Очевидно, что, зная всё это, монсеньор де Курмон и отец Леруа имели право улыбаться, когда я спрашивал, сумеет ли брат Оскар преодолеть все трудности и составить для нас караван. Что касается меня, то я пришёл в прекраснейшее расположение духа: теперь мне нечего бояться, Сева-Гаджи меня не ограбит; теперь я уже вполне уверен, что заберусь в глубь материка. В лице отца Леруа мы нашли отличнейшего советника. Оказалось, что Африку он знает не только как миссионер, но и как учёный географ и охотник. Несколько дней спустя он подарил мне географическую карту своего изделия. Реки, горы, холмы, большие негритянские поселения были обозначены на ней в подробности, а слово gibier[6], рассеянное повсюду и подчёркнутое в разных местах цветным карандашом, показывало, где можно найти лучшее место для охоты. Видались мы потом довольно часто, — то мы приходили в миссию посоветоваться насчёт чего-нибудь, то отец Леруа приносил нам известия о брате Оскаре, — вообще, это было одно из самых лучших знакомств, которое удалось нам сделать за всё наше путешествие. Вообразите себе человека молодого, подвижного как искра, который, даже гуляя по Мназимое, не ходит, а бегает, как будто дело идёт о чём-нибудь не терпящем отлагательства, который в день переделает тысячу дел, учит, совершает службу, печатает словарь и пишет письма. При этом он отличается высоким образованием и почти детскою весёлостью. Не улыбающимся отца Леруа я видал только на амвоне во время обедни, но даже и тогда лицо его было совершенно ясно. Лихорадка начертила на его лбу adsum[7], но в весёлости его нет ничего лихорадочного. Его смех — это проявление радости и спокойствия человека, убеждённого, что он избрал благую часть. Любопытный психический тип даже для тех, которые не могут идти и не пойдут подобной дорогой.

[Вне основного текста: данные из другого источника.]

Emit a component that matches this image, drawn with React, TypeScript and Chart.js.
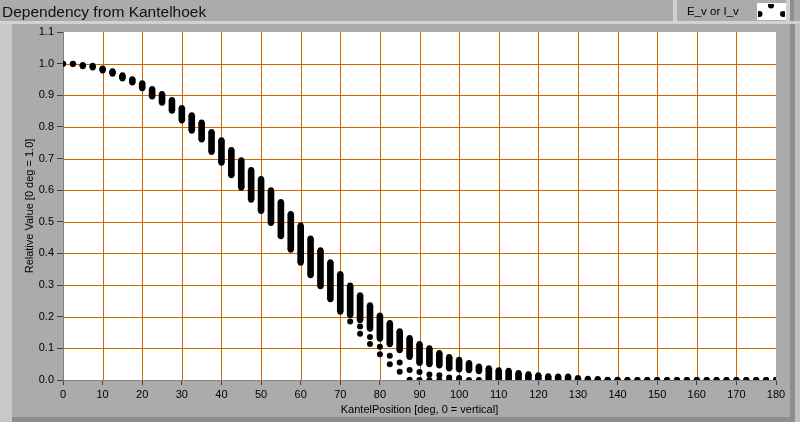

Кроме того, он обладает недюжинным писательским талантом. Когда, по возвращении с материка, я хворал лихорадкой, отец Леруа принёс мне описание путешествия, которое он сделал с монсеньором к истокам реки Тани, — в самую беспросветную глушь. Путешествия написанного так ярко, дающего читателю такую выпуклую картину страны и людей, я не читал давно, хотя читаю почти всё, что пишут о малоизвестных странах. Пейзаж сделан так, как будто его писал Лоти, только без манеры Лоти и его монотонности; местами из описаний края и людей брызжет истинный юмор. И я тогда же подумал: «Сколько красок у него на палитре, и как мало он пользуется ими!»
Мы с товарищем жалели об одном, что не попали ко времени епархиального объезда монсеньора де Курмона, — тогда и караван был бы готов, и компаньоны чудесные. Кто подумает, что такие объезды далеко не простираются, тот глубоко ошибётся. Простираются они иногда до стран ещё неизведанных, дальше пределов, куда заходили известные путешественники, которые потом пишут книжки о своих экспедициях и добывают лавры неустрашимых исследователей.